Source excerpt
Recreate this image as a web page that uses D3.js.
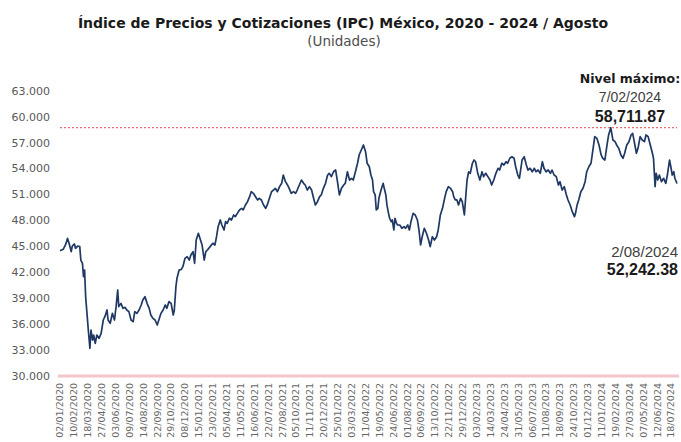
<!DOCTYPE html>
<html>
<head>
<meta charset="utf-8">
<script src="https://cdn.jsdelivr.net/npm/d3@7"></script>
<style>
  body { margin: 0; background: #fff; }
  svg { display: block; }
</style>
</head>
<body>
<svg width="681" height="442"></svg>
<script>
// trading-day index (0 = 02/01/2020) and closing value
const days = [0, 6, 11, 14, 17, 21, 23, 27, 29, 33, 37, 39, 42, 44, 46, 48, 51, 53, 56, 58,
    61, 63, 66, 69, 73, 77, 81, 84, 88, 90, 94, 98, 102, 105, 108, 110, 114, 118, 122, 125,
    129, 133, 137, 140, 144, 148, 152, 155, 159, 163, 167, 170, 174, 178, 182, 185, 189, 193, 197, 200,
    204, 208, 212, 214, 217, 219, 223, 227, 230, 234, 238, 242, 245, 249, 252, 255, 259, 263, 266, 270,
    273, 276, 281, 286, 290, 293, 296, 300, 303, 307, 310, 313, 317, 321, 325, 328, 332, 336, 340, 343,
    347, 351, 355, 358, 362, 366, 370, 373, 377, 381, 385, 388, 392, 396, 400, 403, 407, 411, 415, 418,
    422, 426, 429, 433, 437, 441, 444, 448, 452, 456, 459, 463, 467, 471, 474, 478, 482, 486, 489, 493,
    497, 501, 504, 508, 512, 516, 519, 523, 527, 531, 534, 538, 542, 546, 549, 553, 557, 560, 564, 568,
    572, 575, 579, 582, 585, 587, 590, 592, 595, 597, 601, 605, 607, 610, 612, 615, 617, 620, 622, 625,
    627, 630, 632, 636, 640, 644, 647, 651, 654, 657, 661, 665, 669, 672, 675, 678, 682, 686, 690, 693,
    697, 701, 705, 708, 712, 716, 720, 723, 727, 731, 735, 737, 740, 743, 746, 750, 753, 757, 760, 762,
    765, 768, 772, 775, 778, 782, 786, 790, 793, 797, 801, 805, 808, 812, 816, 820, 823, 827, 831, 835,
    838, 842, 846, 850, 853, 857, 860, 865, 869, 873, 876, 880, 884, 888, 891, 895, 899, 903, 906, 910,
    914, 918, 921, 925, 929, 933, 936, 940, 944, 948, 951, 955, 959, 963, 965, 968, 971, 975, 979, 983,
    986, 990, 994, 998, 1001, 1005, 1009, 1013, 1016, 1020, 1024, 1027, 1031, 1035, 1039, 1042, 1046, 1050, 1054, 1057,
    1061, 1065, 1069, 1072, 1075, 1079, 1082, 1086, 1090, 1094, 1097, 1101, 1105, 1109, 1111, 1114, 1116, 1119, 1122, 1126,
    1130, 1134, 1137, 1141, 1144, 1146, 1149, 1151, 1155];

const ipc = [44460, 44620, 45240, 45890, 45320, 44350, 45000, 45240, 44740, 45000, 44930, 43380, 43000, 41450, 42220, 39140, 36820, 35270, 33150, 35270,
    34110, 34690, 33730, 34690, 34310, 34890, 36430, 36820, 37590, 36430, 36050, 37200, 36430, 37980, 39910, 37980, 38360, 37780, 37900, 37590,
    37400, 36430, 36240, 37400, 37200, 37590, 38170, 38750, 39140, 38360, 37780, 37010, 36620, 36430, 35850, 36430, 37200, 37590, 38170, 37780,
    38560, 38360, 37010, 37590, 40290, 41260, 42220, 42300, 42610, 43580, 43770, 43380, 43960, 44350, 43000, 45700, 46470, 45700, 45120, 43380,
    44350, 44540, 44930, 45320, 45120, 46080, 47240, 48020, 47440, 46860, 47820, 47630, 48220, 48020, 48600, 48400, 48790, 49180, 49370, 49180,
    49760, 50140, 50720, 51300, 51110, 50720, 50340, 50530, 50340, 49760, 49370, 49760, 50530, 51300, 51490, 51690, 51300, 51880, 52270, 53230,
    52460, 52070, 51690, 51110, 51300, 51110, 51490, 52070, 52650, 52270, 52070, 51490, 51880, 51490, 50720, 49760, 50140, 50720, 50920, 51690,
    52270, 53230, 53430, 53040, 53610, 53810, 52650, 50920, 51690, 52070, 52270, 53610, 52650, 52850, 52650, 53610, 54590, 55550, 56130, 56710,
    55930, 54590, 54190, 53230, 52650, 51300, 50920, 49180, 49370, 50530, 51490, 52270, 51690, 50920, 49760, 48790, 48220, 47820, 48020, 46860,
    48220, 47630, 47440, 47440, 47060, 47240, 47060, 47440, 46860, 47820, 48790, 48600, 48020, 46860, 45120, 46080, 47060, 46480, 45700, 44930,
    46080, 45700, 46080, 46860, 48600, 49370, 50530, 51300, 51880, 51690, 51300, 50720, 50340, 50340, 49760, 50530, 50140, 48600, 51110, 52650,
    53610, 53430, 54590, 54970, 54770, 53430, 52650, 53610, 53040, 53430, 53040, 52650, 52070, 52650, 53430, 54010, 53810, 54590, 54390, 54770,
    54590, 55170, 55350, 55170, 54190, 53230, 52850, 54970, 55350, 54390, 53810, 54010, 53610, 54010, 53610, 53810, 53430, 54770, 54010, 53610,
    53810, 53430, 53810, 53230, 53040, 52070, 52460, 51490, 51880, 50920, 50340, 49760, 48980, 48400, 48790, 49760, 50340, 51300, 51690, 52460,
    53610, 54190, 54590, 56320, 57670, 57480, 56710, 55550, 55170, 54970, 56710, 57870, 58711.87, 57290, 57090, 56710, 56320, 55550, 55170, 55750,
    56710, 57090, 57870, 58060, 57090, 55750, 56320, 57670, 57290, 57090, 57870, 57670, 56710, 55750, 55170, 51880, 53430, 52650, 53230, 52460,
    52850, 52270, 53230, 54970, 54010, 53230, 53610, 52850, 52242.38];

// category labels, one every 26 trading days
const labelDates = ["02/01/2020", "10/02/2020", "18/03/2020", "27/04/2020", "03/06/2020", "09/07/2020",
    "14/08/2020", "22/09/2020", "29/10/2020", "08/12/2020", "15/01/2021", "23/02/2021", "05/04/2021",
    "11/05/2021", "16/06/2021", "22/07/2021", "27/08/2021", "05/10/2021", "11/11/2021", "20/12/2021",
    "25/01/2022", "03/03/2022", "11/04/2022", "19/05/2022", "24/06/2022", "01/08/2022", "06/09/2022",
    "13/10/2022", "22/11/2022", "29/12/2022", "03/02/2023", "14/03/2023", "24/04/2023", "31/05/2023",
    "06/07/2023", "11/08/2023", "18/09/2023", "24/10/2023", "01/12/2023", "11/01/2024", "19/02/2024",
    "27/03/2024", "07/05/2024", "12/06/2024", "18/07/2024"];
const labelStep = 26;
const lastDay = 1155;

const yTicks = [30000, 33000, 36000, 39000, 42000, 45000, 48000, 51000, 54000, 57000, 60000, 63000];

const maxDate = "7/02/2024", maxValue = 58711.87;
const lastDate = "2/08/2024", lastValue = 52242.38;

const svg = d3.select("svg");

const x = d3.scaleLinear().domain([0, lastDay]).range([60, 677]);
const y = d3.scaleLinear().domain([30000, 63000]).range([375.5, 90.7]);

const es = d3.formatLocale({decimal: ",", thousands: ".", grouping: [3], currency: ["", ""]});
const en = d3.formatLocale({decimal: ".", thousands: ",", grouping: [3], currency: ["", ""]});

// title
svg.append("text")
    .attr("x", 343).attr("y", 28)
    .attr("text-anchor", "middle")
    .attr("font-family", "DejaVu Sans")
    .attr("font-weight", "bold")
    .attr("font-size", 14)
    .attr("fill", "#1a1a1a")
    .text("Índice de Precios y Cotizaciones (IPC) México, 2020 - 2024 / Agosto");
svg.append("text")
    .attr("x", 344).attr("y", 46)
    .attr("text-anchor", "middle")
    .attr("font-family", "DejaVu Sans")
    .attr("font-size", 13.5)
    .attr("fill", "#4d4d4d")
    .text("(Unidades)");

// y axis (labels only)
const yAxis = svg.append("g")
    .attr("transform", "translate(50,0)")
    .call(d3.axisLeft(y).tickValues(yTicks).tickSize(0).tickPadding(0).tickFormat(es.format(",")));
yAxis.select(".domain").remove();
yAxis.selectAll("text")
    .attr("font-family", "DejaVu Sans")
    .attr("font-size", 11)
    .attr("fill", "#595959");

// base line
svg.append("line")
    .attr("x1", 58).attr("x2", 679)
    .attr("y1", y(30000) + 0.5).attr("y2", y(30000) + 0.5)
    .attr("stroke", "#f2c6cb")
    .attr("stroke-width", 3);

// x labels
const xLab = svg.append("g");
xLab.selectAll("text")
    .data(labelDates)
    .enter().append("text")
    .attr("transform", (d, i) => `translate(${x(i * labelStep)},383) rotate(-90)`)
    .attr("text-anchor", "end")
    .attr("dy", "0.35em")
    .attr("font-family", "DejaVu Sans")
    .attr("font-size", 9.5)
    .attr("fill", "#666")
    .text(d => d);

// max reference line
svg.append("line")
    .attr("x1", 60).attr("x2", 677)
    .attr("y1", y(maxValue)).attr("y2", y(maxValue))
    .attr("stroke", "#e0474c")
    .attr("stroke-width", 1)
    .attr("stroke-dasharray", "2,2");

// series
const pts = days.map((d, i) => [d, ipc[i]]);
svg.append("path")
    .datum(pts)
    .attr("fill", "none")
    .attr("stroke", "#1f3864")
    .attr("stroke-width", 1.7)
    .attr("stroke-linejoin", "round")
    .attr("d", d3.line().x(d => x(d[0])).y(d => y(d[1])));

// annotations
const ann = svg.append("g").attr("font-family", "Liberation Sans");
ann.append("text")
    .attr("x", 630).attr("y", 83)
    .attr("text-anchor", "middle")
    .attr("font-family", "DejaVu Sans")
    .attr("font-weight", "bold")
    .attr("font-size", 12.5)
    .attr("fill", "#1a1a1a")
    .text("Nivel máximo:");
ann.append("text")
    .attr("x", 630).attr("y", 102)
    .attr("text-anchor", "middle")
    .attr("font-size", 14)
    .attr("fill", "#404040")
    .text(maxDate);
ann.append("text")
    .attr("x", 630).attr("y", 122)
    .attr("text-anchor", "middle")
    .attr("font-weight", "bold")
    .attr("font-size", 16)
    .attr("fill", "#1a1a1a")
    .text(en.format(",.2f")(maxValue));
ann.append("text")
    .attr("x", 678).attr("y", 257)
    .attr("text-anchor", "end")
    .attr("font-size", 15)
    .attr("fill", "#404040")
    .text(lastDate);
ann.append("text")
    .attr("x", 678).attr("y", 275)
    .attr("text-anchor", "end")
    .attr("font-weight", "bold")
    .attr("font-size", 16)
    .attr("fill", "#1a1a1a")
    .text(en.format(",.2f")(lastValue));
</script>
</body>
</html>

Challenge
Please repeat exactly the data above from its first line to the line that contains "1130, 1134, 1137, 1141, 1144, 1146, 1149, 1151, 1155];", inclusive, and leave every picture out.

Completed task
Recreate this image as a web page that uses D3.js.
<!DOCTYPE html>
<html>
<head>
<meta charset="utf-8">
<script src="https://cdn.jsdelivr.net/npm/d3@7"></script>
<style>
  body { margin: 0; background: #fff; }
  svg { display: block; }
</style>
</head>
<body>
<svg width="681" height="442"></svg>
<script>
// trading-day index (0 = 02/01/2020) and closing value
const days = [0, 6, 11, 14, 17, 21, 23, 27, 29, 33, 37, 39, 42, 44, 46, 48, 51, 53, 56, 58,
    61, 63, 66, 69, 73, 77, 81, 84, 88, 90, 94, 98, 102, 105, 108, 110, 114, 118, 122, 125,
    129, 133, 137, 140, 144, 148, 152, 155, 159, 163, 167, 170, 174, 178, 182, 185, 189, 193, 197, 200,
    204, 208, 212, 214, 217, 219, 223, 227, 230, 234, 238, 242, 245, 249, 252, 255, 259, 263, 266, 270,
    273, 276, 281, 286, 290, 293, 296, 300, 303, 307, 310, 313, 317, 321, 325, 328, 332, 336, 340, 343,
    347, 351, 355, 358, 362, 366, 370, 373, 377, 381, 385, 388, 392, 396, 400, 403, 407, 411, 415, 418,
    422, 426, 429, 433, 437, 441, 444, 448, 452, 456, 459, 463, 467, 471, 474, 478, 482, 486, 489, 493,
    497, 501, 504, 508, 512, 516, 519, 523, 527, 531, 534, 538, 542, 546, 549, 553, 557, 560, 564, 568,
    572, 575, 579, 582, 585, 587, 590, 592, 595, 597, 601, 605, 607, 610, 612, 615, 617, 620, 622, 625,
    627, 630, 632, 636, 640, 644, 647, 651, 654, 657, 661, 665, 669, 672, 675, 678, 682, 686, 690, 693,
    697, 701, 705, 708, 712, 716, 720, 723, 727, 731, 735, 737, 740, 743, 746, 750, 753, 757, 760, 762,
    765, 768, 772, 775, 778, 782, 786, 790, 793, 797, 801, 805, 808, 812, 816, 820, 823, 827, 831, 835,
    838, 842, 846, 850, 853, 857, 860, 865, 869, 873, 876, 880, 884, 888, 891, 895, 899, 903, 906, 910,
    914, 918, 921, 925, 929, 933, 936, 940, 944, 948, 951, 955, 959, 963, 965, 968, 971, 975, 979, 983,
    986, 990, 994, 998, 1001, 1005, 1009, 1013, 1016, 1020, 1024, 1027, 1031, 1035, 1039, 1042, 1046, 1050, 1054, 1057,
    1061, 1065, 1069, 1072, 1075, 1079, 1082, 1086, 1090, 1094, 1097, 1101, 1105, 1109, 1111, 1114, 1116, 1119, 1122, 1126,
    1130, 1134, 1137, 1141, 1144, 1146, 1149, 1151, 1155];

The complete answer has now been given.